[start Working data]

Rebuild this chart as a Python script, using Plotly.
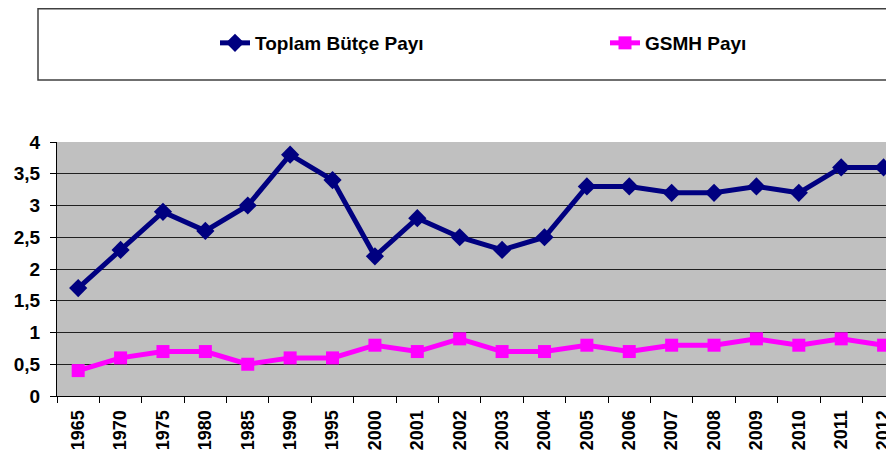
import plotly.graph_objects as go

years = ["1965", "1970", "1975", "1980", "1985", "1990", "1995", "2000", "2001", "2002",
         "2003", "2004", "2005", "2006", "2007", "2008", "2009", "2010", "2011", "2012"]
toplam_butce = [1.7, 2.3, 2.9, 2.6, 3.0, 3.8, 3.4, 2.2, 2.8, 2.5,
                2.3, 2.5, 3.3, 3.3, 3.2, 3.2, 3.3, 3.2, 3.6, 3.6]
gsmh = [0.4, 0.6, 0.7, 0.7, 0.5, 0.6, 0.6, 0.8, 0.7, 0.9,
        0.7, 0.7, 0.8, 0.7, 0.8, 0.8, 0.9, 0.8, 0.9, 0.8]
y_ticks = [0, 0.5, 1, 1.5, 2, 2.5, 3, 3.5, 4]

FONT = "Liberation Sans, Arial, sans-serif"

fig = go.Figure()
fig.add_trace(go.Scatter(
    x=years, y=toplam_butce, name="Toplam Bütçe Payı", mode="lines+markers",
    line=dict(color="#000080", width=5),
    marker=dict(symbol="diamond", size=14, color="#000080"),
))
fig.add_trace(go.Scatter(
    x=years, y=gsmh, name="GSMH Payı", mode="lines+markers",
    line=dict(color="#FF00FF", width=5),
    marker=dict(symbol="square", size=13, color="#FF00FF"),
))

# page body has an 8px margin: the figure is offset by 8px in the screenshot
OFF = 8
W, H = 894 - OFF, 459 - 2 * OFF
L, R, T, B = 57 - OFF, 0, 142 - OFF, 63 - OFF
pw = W - L - R
ph = H - T - B

def px_x(p):
    return (p - OFF - L) / pw

def px_y(p):
    return (H - B - (p - OFF)) / ph

fig.add_shape(type="rect", xref="paper", yref="paper",
              x0=px_x(38), x1=px_x(910), y0=px_y(80), y1=px_y(8.8),
              line=dict(color="#404040", width=1.5), fillcolor="white", layer="below")

fig.update_layout(
    width=W, height=H,
    margin=dict(l=L, r=R, t=T, b=B, pad=0),
    paper_bgcolor="white",
    plot_bgcolor="#C0C0C0",
    separators=",.",
    font=dict(family=FONT, color="black", size=16, weight="bold"),
    showlegend=True,
    legend=dict(
        orientation="h",
        xref="container", yref="container",
        x=(222 - OFF - 7) / W, y=1 - (43 - OFF) / H, xanchor="left", yanchor="middle",
        bgcolor="rgba(0,0,0,0)",
        font=dict(family=FONT, size=19, color="black", weight="bold"),
        entrywidth=345, entrywidthmode="pixels",
        itemwidth=30,
    ),
    xaxis=dict(
        type="category",
        range=[-0.5, (894 - 78) / 42.4],
        tickson="boundaries",
        ticks="outside", ticklen=6, tickcolor="black", tickwidth=1,
        showline=True, linecolor="black", linewidth=1,
        showgrid=False,
        tickangle=-90,
        tickfont=dict(family=FONT, size=18, color="black", weight="bold"),
        ticklabelstandoff=6,
        fixedrange=True,
    ),
    yaxis=dict(
        range=[0, 4],
        tickvals=y_ticks,
        ticks="outside", ticklen=6, tickcolor="black", tickwidth=1,
        showline=True, linecolor="black", linewidth=1,
        showgrid=True, gridcolor="#202020", gridwidth=1,
        zeroline=False,
        tickfont=dict(family=FONT, size=19, color="black", weight="bold"),
        ticklabelstandoff=6,
        fixedrange=True,
    ),
)

fig.write_html("out.html")
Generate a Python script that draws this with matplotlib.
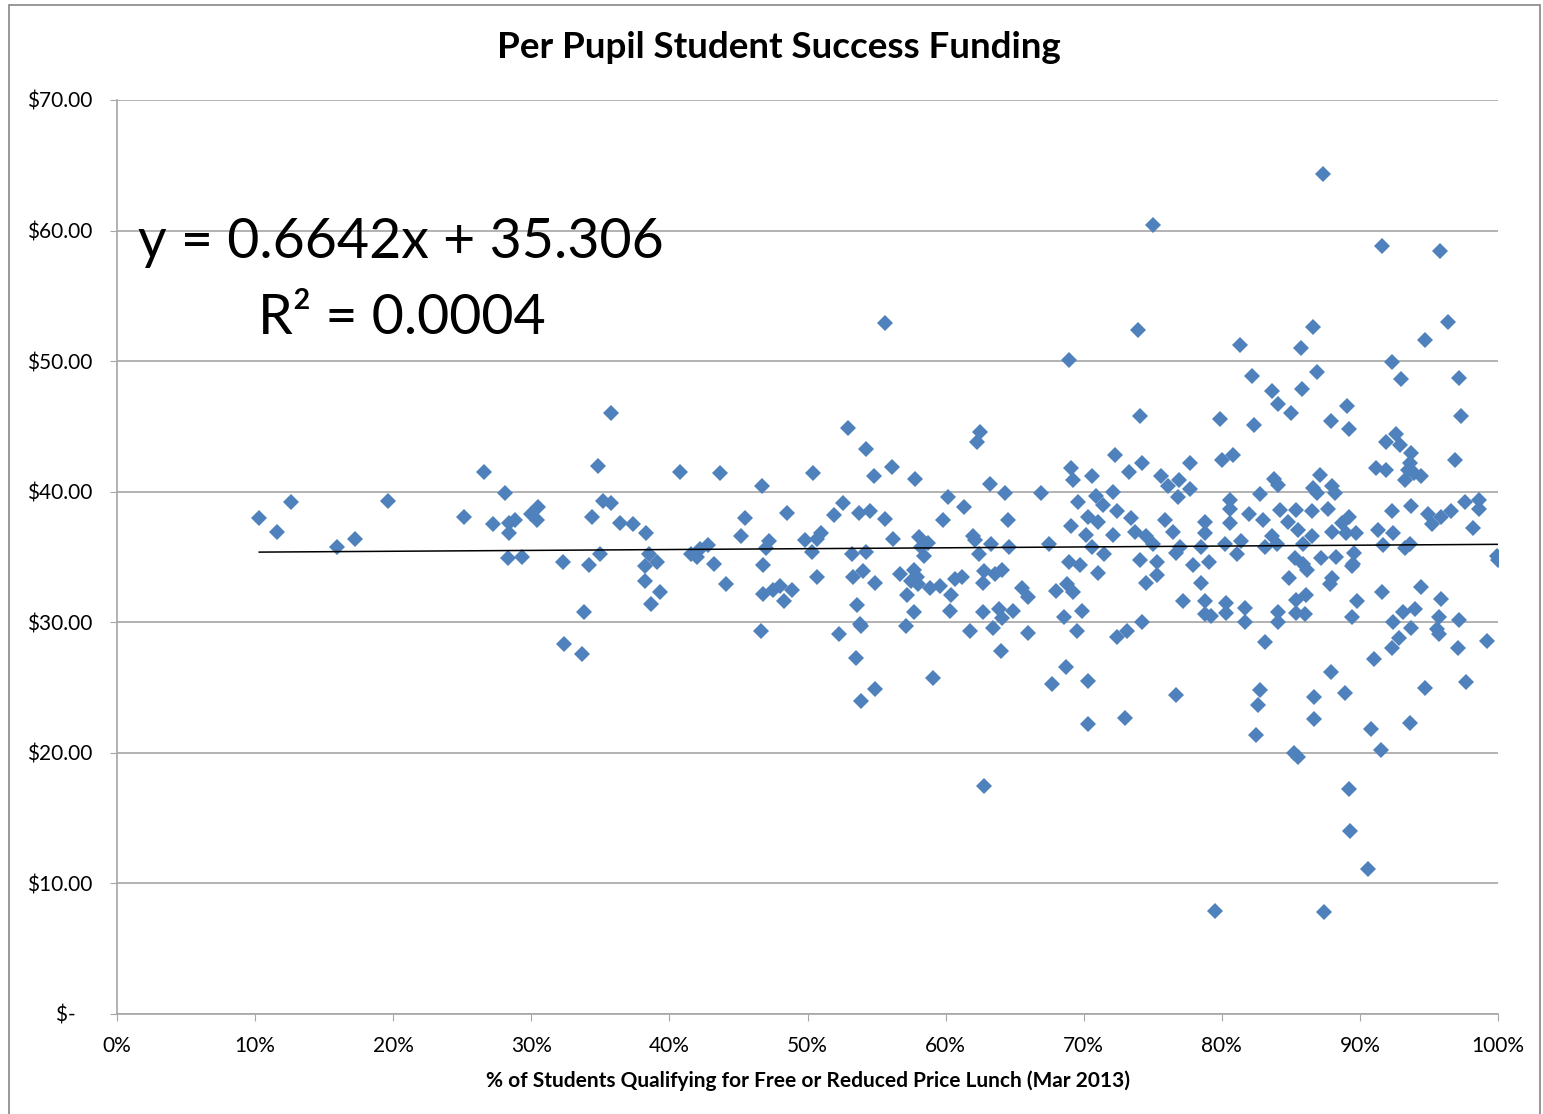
import numpy as np
import matplotlib
matplotlib.use('Agg')
import matplotlib.pyplot as plt
from matplotlib.ticker import PercentFormatter, FuncFormatter
from matplotlib.patches import Rectangle

plt.rcParams['font.family'] = ['Lato', 'DejaVu Sans']

# % of students qualifying for free/reduced lunch (percent) and per-pupil funding ($)
pct_lunch = [
    10.3, 11.6, 12.6, 15.9, 17.2, 19.6, 25.1, 26.6, 27.2, 28.1, 28.4, 28.4, 28.8, 28.3, 29.3,
    30.0, 30.5, 30.4, 32.3, 32.4, 33.7, 33.8, 34.2, 34.4, 34.8, 35.0, 35.2, 35.8, 35.8, 36.4,
    37.4, 38.3, 38.5, 39.1, 38.2, 38.2, 39.3, 38.7, 40.8, 41.6, 42.2, 42.8, 42.0, 43.2, 43.7,
    44.1, 45.2, 45.5, 46.7, 46.6, 46.8, 46.8, 47.0, 47.2, 47.5, 48.0, 48.3, 48.5, 48.9, 49.8,
    50.3, 50.4, 50.7, 50.7, 51.0,
    51.9, 52.3, 52.6, 52.9, 53.2, 53.3, 53.5, 53.6, 53.7, 53.8, 53.9, 53.9, 54.2, 54.2, 54.0,
    54.5, 54.8, 54.9, 54.9, 55.6, 55.6, 56.1, 56.2, 56.7, 57.1, 57.2, 57.7, 57.8, 58.1, 58.2,
    58.4, 57.7, 57.9, 57.5, 58.0, 58.7, 58.9, 59.1, 59.6, 59.8, 60.2, 60.3, 60.4, 60.7, 61.2,
    61.3, 61.8, 62.0, 62.1, 62.5, 62.3, 62.4, 62.7, 62.8, 62.7, 62.8, 63.2, 63.3, 63.6, 63.4,
    63.9, 64.1, 64.0, 64.1, 64.3, 64.5, 64.6, 64.9, 65.5, 66.0, 66.0, 66.9, 67.5, 67.7, 68.0,
    75.0, 73.9, 68.9, 74.1, 72.3, 74.2, 77.7, 69.1, 69.2, 70.6, 73.3, 75.6, 76.1, 76.9, 76.8,
    77.7, 72.1, 70.9, 69.6, 71.4, 72.4, 70.3, 71.0, 69.1, 73.4, 75.9, 76.5, 78.8, 70.2, 72.1,
    73.7, 74.5, 70.6, 75.0, 77.0, 78.5, 68.9, 69.7, 71.5, 74.1, 75.3, 76.7, 77.9, 71.0, 74.5,
    75.3, 78.5, 77.2, 78.8, 78.8, 79.2, 68.8, 69.2, 69.9, 68.6, 69.5, 72.4, 73.1, 74.2, 68.7,
    70.3, 76.7, 70.3, 73.0, 79.5,
    87.3, 86.6, 81.3, 85.7, 82.2, 86.9, 83.6, 85.8, 84.1, 85.0, 89.1, 79.9, 82.3, 87.9, 89.2,
    80.0, 80.8, 83.8, 84.1, 87.1, 86.6, 86.9, 88.0, 88.2, 82.8, 80.6, 80.6, 82.0, 83.0, 84.2,
    85.4, 86.5, 87.7, 80.6, 84.8, 85.5, 78.8, 88.0, 89.0, 89.7, 80.2, 81.4, 83.1, 83.6, 84.0,
    85.9, 86.5, 81.1, 79.1, 85.3, 85.9, 87.2, 88.3, 89.5, 84.9, 86.2, 89.4, 88.0, 87.8, 80.3,
    80.3, 81.7, 81.7, 83.1, 84.1, 84.1, 85.4, 86.1, 85.4, 86.0, 89.4, 89.8, 87.9, 88.9, 82.8,
    82.6, 86.7, 86.7, 82.5, 85.2, 85.5, 89.2, 89.3, 87.4,
    91.6, 95.8, 96.4, 94.7, 92.3, 93.0, 97.2, 97.3, 92.6, 91.9, 92.9, 93.7, 93.6, 96.9, 91.2,
    91.9, 93.5, 94.4, 93.3, 93.9, 97.6, 98.6, 98.6, 89.2, 88.7, 92.3, 93.7, 94.9, 95.2, 95.9,
    96.6, 98.2, 91.3, 92.4, 93.6, 93.3, 91.7, 89.6, 99.9, 100.0, 91.6, 94.4, 95.9, 93.1, 94.0,
    92.4, 93.7, 95.7, 95.6, 95.7, 97.2, 92.8, 92.3, 97.1, 99.2, 91.0, 94.7, 97.7, 90.8, 93.6,
    91.5, 90.6,
]
funding = [
    38.0, 36.9, 39.2, 35.8, 36.4, 39.3, 38.1, 41.5, 37.5, 39.9, 36.8, 37.6, 37.8, 34.9, 35.0,
    38.3, 38.8, 37.8, 34.6, 28.3, 27.6, 30.8, 34.4, 38.1, 42.0, 35.2, 39.3, 39.1, 46.0, 37.6,
    37.5, 36.8, 35.2, 34.6, 34.3, 33.2, 32.3, 31.4, 41.5, 35.2, 35.6, 35.9, 35.0, 34.5, 41.4,
    32.9, 36.6, 38.0, 40.4, 29.3, 34.4, 32.2, 35.7, 36.2, 32.5, 32.8, 31.6, 38.4, 32.5, 36.3,
    35.4, 41.4, 36.4, 33.5, 36.8,
    38.2, 29.1, 39.1, 44.9, 35.2, 33.5, 27.3, 31.3, 38.4, 29.9, 29.7, 24.0, 43.3, 35.4, 33.9,
    38.5, 41.2, 33.0, 24.9, 52.9, 37.9, 41.9, 36.4, 33.7, 29.7, 32.1, 30.8, 41.0, 36.5, 35.8,
    35.1, 34.0, 33.5, 33.2, 32.9, 36.1, 32.6, 25.7, 32.8, 37.8, 39.6, 30.9, 32.1, 33.3, 33.5,
    38.8, 29.3, 36.6, 36.3, 44.6, 43.8, 35.2, 33.0, 33.9, 30.8, 17.5, 40.6, 36.0, 33.7, 29.6,
    31.0, 30.3, 27.8, 34.0, 39.9, 37.8, 35.8, 30.9, 32.6, 31.9, 29.2, 39.9, 36.0, 25.3, 32.4,
    60.4, 52.4, 50.1, 45.8, 42.8, 42.2, 42.2, 41.8, 40.9, 41.2, 41.5, 41.2, 40.4, 40.9, 39.6,
    40.2, 40.0, 39.7, 39.2, 39.0, 38.5, 38.1, 37.7, 37.4, 38.0, 37.8, 36.9, 37.7, 36.7, 36.7,
    36.9, 36.6, 35.8, 36.0, 35.8, 35.8, 34.6, 34.4, 35.2, 34.8, 34.6, 35.3, 34.4, 33.8, 33.0,
    33.6, 33.0, 31.6, 31.6, 30.6, 30.5, 32.9, 32.3, 30.9, 30.4, 29.3, 28.9, 29.3, 30.0, 26.6,
    25.5, 24.4, 22.2, 22.7, 7.9,
    64.3, 52.6, 51.2, 51.0, 48.9, 49.2, 47.7, 47.9, 46.7, 46.0, 46.6, 45.6, 45.1, 45.4, 44.8,
    42.4, 42.8, 41.0, 40.5, 41.3, 40.3, 39.9, 40.4, 39.9, 39.8, 39.4, 38.7, 38.3, 37.8, 38.6,
    38.6, 38.5, 38.7, 37.6, 37.7, 37.1, 36.8, 36.9, 36.8, 36.8, 36.0, 36.2, 35.8, 36.6, 36.0,
    36.0, 36.6, 35.2, 34.6, 34.9, 34.5, 34.9, 35.0, 34.5, 33.4, 34.0, 34.3, 33.4, 32.9, 31.5,
    30.7, 31.1, 30.0, 28.5, 30.8, 30.0, 31.7, 32.1, 30.7, 30.6, 30.4, 31.6, 26.2, 24.6, 24.8,
    23.7, 24.3, 22.6, 21.4, 20.0, 19.7, 17.2, 14.0, 7.8,
    58.8, 58.4, 53.0, 51.6, 49.9, 48.6, 48.7, 45.8, 44.4, 43.8, 43.6, 43.0, 42.2, 42.4, 41.8,
    41.7, 41.7, 41.2, 40.9, 41.4, 39.2, 39.4, 38.7, 38.1, 37.6, 38.5, 38.9, 38.3, 37.5, 38.1,
    38.5, 37.2, 37.1, 36.8, 36.0, 35.7, 35.9, 35.3, 35.1, 34.8, 32.3, 32.7, 31.8, 30.8, 31.0,
    30.0, 29.6, 30.4, 29.5, 29.1, 30.2, 28.8, 28.0, 28.0, 28.6, 27.2, 25.0, 25.4, 21.8, 22.3,
    20.2, 11.1,
]

# Excel linear trendline shown on the chart
slope = 0.6642
intercept = 35.306

x = np.array(pct_lunch) / 100.0
y = np.array(funding)

fig = plt.figure(figsize=(15.43, 11.14), dpi=100)
ax = fig.add_axes([117 / 1543, 1 - 1014 / 1114, (1498 - 117) / 1543, (1014 - 100) / 1114])

ax.plot(x, y, linestyle='none', marker='D', markersize=8.5,
        color='#4F81BD', markeredgewidth=0, zorder=3)

xt = np.array([x.min(), 1.0])
ax.plot(xt, slope * xt + intercept, color='black', linewidth=1.1, zorder=4)

ax.set_xlim(0, 1)
ax.set_ylim(0, 70)
ax.set_xticks(np.arange(0, 1.01, 0.1))
ax.set_yticks(np.arange(0, 71, 10))
ax.xaxis.set_major_formatter(PercentFormatter(1.0, decimals=0))
ax.yaxis.set_major_formatter(FuncFormatter(lambda v, p: '$-   ' if v == 0 else f'${v:.2f}'))

ax.grid(axis='y', color='#A6A6A6', linewidth=1.2)
ax.set_axisbelow(True)
for s in ['top', 'right']:
    ax.spines[s].set_visible(False)
for s in ['left', 'bottom']:
    ax.spines[s].set_color('#A6A6A6')
    ax.spines[s].set_linewidth(1.2)
ax.tick_params(axis='both', direction='out', length=5, color='#A6A6A6', labelsize=15)
ax.tick_params(axis='y', pad=13)
ax.tick_params(axis='x', pad=11)

fig.text(779 / 1543, 1 - 48 / 1114, 'Per Pupil Student Success Funding',
         fontsize=26.5, fontweight='bold', ha='center', va='center')
ax.set_xlabel('% of Students Qualifying for Free or Reduced Price Lunch (Mar 2013)',
              fontsize=15, fontweight='bold', labelpad=10)

ax.text(0.015, 59.1, 'y = 0.6642x + 35.306', fontsize=40, va='center', ha='left')
ax.text(0.102, 53.3, 'R² = 0.0004', fontsize=40, va='center', ha='left')

fig.patches.append(Rectangle((9 / 1543, -0.01), (1540 - 9) / 1543, 1.01 - 5 / 1114,
                             transform=fig.transFigure, fill=False,
                             edgecolor='#868686', linewidth=1.2))

fig.savefig('out.png', dpi=100)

[end Working data]

## Problem description
Nothing but the lines from the one with "Generate a Python" through the one with "plt.rcParams['font.family'] = ['Lato', 'DejaVu" is to be copied, exactly and ends included. Leave pictures out.

## Output for this exercise
Generate a Python script that draws this with matplotlib.
import numpy as np
import matplotlib
matplotlib.use('Agg')
import matplotlib.pyplot as plt
from matplotlib.ticker import PercentFormatter, FuncFormatter
from matplotlib.patches import Rectangle

plt.rcParams['font.family'] = ['Lato', 'DejaVu Sans']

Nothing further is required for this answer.